C-Plus, “Do What You Want (Gone)”

directed by Erick Lee

Filmmaker Lee is a local and gets kudos for this vid’s uptempo energy, which introduces the uninitiated to the local hip-hop talent that is C-Plus. he cruises through Chinatown—minus points for filming in San Fran and not Sacto, albeit sharp and exciting location shooting—and boasts a nice wardrobe of rims and kicks. Bonus points, too, for C-Plus repping 916 with a Lurk Hard sweater.

Death Grips, “Guillotine”

directed by Flatlander

This entire video takes place in the passenger seat of a car. And I dig that Ride, Death Grips’ emcee, wears his seat belt while rapping on this minimal, industrial-feeling bass music bruiser. And, at more than 225,000 views on YouTube, the vid’s simple charm apparently is quite magnetic—and also proof that unique artistic visions still can garner mass appeal.

Ganglians, “Jungle”

directed by Pete Dee

Dee isn’t a local, but the street-scene characterization in this Ganglians jangler truly captures Midtown’s janky appeal despite being a cartoonlike characterization. And, as a friend noted, who wouldn’t want to live inside that pizza box! It’s also another testament to simple pacing instead of fast-cutting, brain-melting edits.

Nome Nomadd, “Vicious”

direct by Jae Synth

This more-than-8-minute jam is like the “We Are the World” of the 916 hip-hop scene—but a bit longer, a bit more sinister and sans Huey Lewis. Anyway, director Jae Synth has arguably been more prolific than any video maker in Sac or beyond in 2011. Dude has something to prove, we guess; he’s doing it.

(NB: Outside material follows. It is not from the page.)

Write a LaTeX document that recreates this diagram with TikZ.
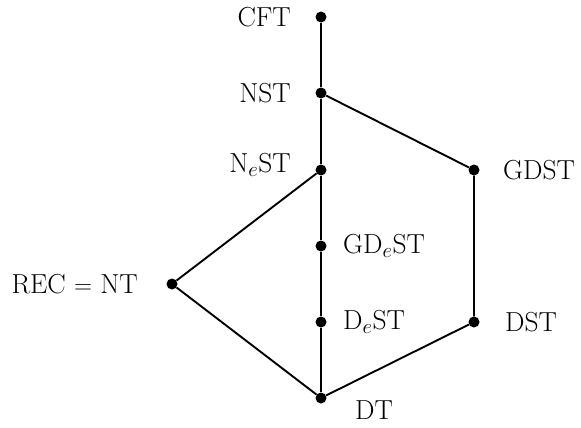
\documentclass[tikz,border=0pt]{standalone}
\begin{document}
\begin{tikzpicture}[x=1pt,y=-1pt,
  pt/.style={circle,fill=black,inner sep=0pt,minimum size=11pt},
  lbl/.style={font=\fontsize{27.5}{32}\selectfont,inner sep=0pt},
  edge/.style={line width=1.9pt}]
\useasboundingbox (0,0) rectangle (581,428);
\node[pt] (cft) at (321,17) {};
\node[pt] (nst) at (321,93) {};
\node[pt] (nest) at (321,170) {};
\node[pt] (gdest) at (321,246) {};
\node[pt] (dest) at (321,322) {};
\node[pt] (dt) at (321,398) {};
\node[pt] (gdst) at (474,170) {};
\node[pt] (dst) at (474,322) {};
\node[pt] (rec) at (172,284) {};
\draw[edge] (cft) -- (nst) -- (nest) -- (gdest) -- (dest) -- (dt);
\draw[edge] (nst) -- (gdst) -- (dst) -- (dt);
\draw[edge] (nest) -- (rec) -- (dt);
\node[lbl,anchor=east] (lcft) at (291,17) {CFT};
\node[lbl,anchor=east] (lnst) at (291,93) {NST};
\node[lbl,anchor=east] (lnest) at (291,165) {N$_e$ST};
\node[lbl,anchor=west] (lgdest) at (343,246) {GD$_e$ST};
\node[lbl,anchor=west] (ldest) at (343,322) {D$_e$ST};
\node[lbl,anchor=west] (ldt) at (355,410) {DT};
\node[lbl,anchor=west] (lgdst) at (503,170) {GDST};
\node[lbl,anchor=west] (ldst) at (505,322) {DST};
\node[lbl,anchor=east] (lrec) at (138,284) {REC $=$ NT};
\end{tikzpicture}
\end{document}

Pregnant, “Whiff of Father”

directed by Cinema Caldera

Everyone involved hails from Placerville, a burg of a different feather where it seems that it’s OK to tote your newborn daughter out to the woods and make her watch as you light her first doll house on fire. OK, we’re joking: This is a touching, superbly crafted vid, made extra memorable by musician Daniel Trudeau’s odd, fun hop-dancing.

Raleigh Moncrief, “Let’s Take a Walk”

directed by Robby Moncrieff and Sean Stout

This entire video follows a Sacramento dude as he texts on his iPhone and walks the streets through Midtown and all the way to Old Sac. And we’re so glad somebody finally made a “text-and-walk gone bad” scenario flick—and prouder that it happened right here in town. Perhaps this could be re-cut into a public-service announcement?

Simpl3Jack, “Lizard Wash”

directed by Alfred Hernandez

This is the second video off of Simpl3Jack’s self-titled debut. What impresses us most about this teenaged trio’s punk vid is the Pee-Wee’s Playhouse look—but in a desert. Weird animals jumping out. Retro signage. We almost half expected Chairy to turn up.

Sister Crayon, “I’m Still The Same Person”

directed by Abram Pineda-Fischer

This black-and-white narrative boasts top cinematography and a pretty strange storyline. At first, we thought we were watching Lost Highway, but in slow-mo. And then it stayed on the confusing train: Who’s that girl with the stick? Why is Sister Crayon in hospital beds in some techno den? Now, after 10 views, we’ve figured it out (spoiler alert): Everyone dies at the end!

Zach Hill, “The Sacto Smile”

directed by Sean Stout

We think everyone should watch this first thing when they get up in the morning. A quick recap: Nihilist 20-something goes on Midtown rampage, steals Trans-Am, spits in faces, torches the place, goes native—then gets a speeding ticket. Not to be cliché, but the liveliness and aggression of this vid will put a Sacto smile on your mug.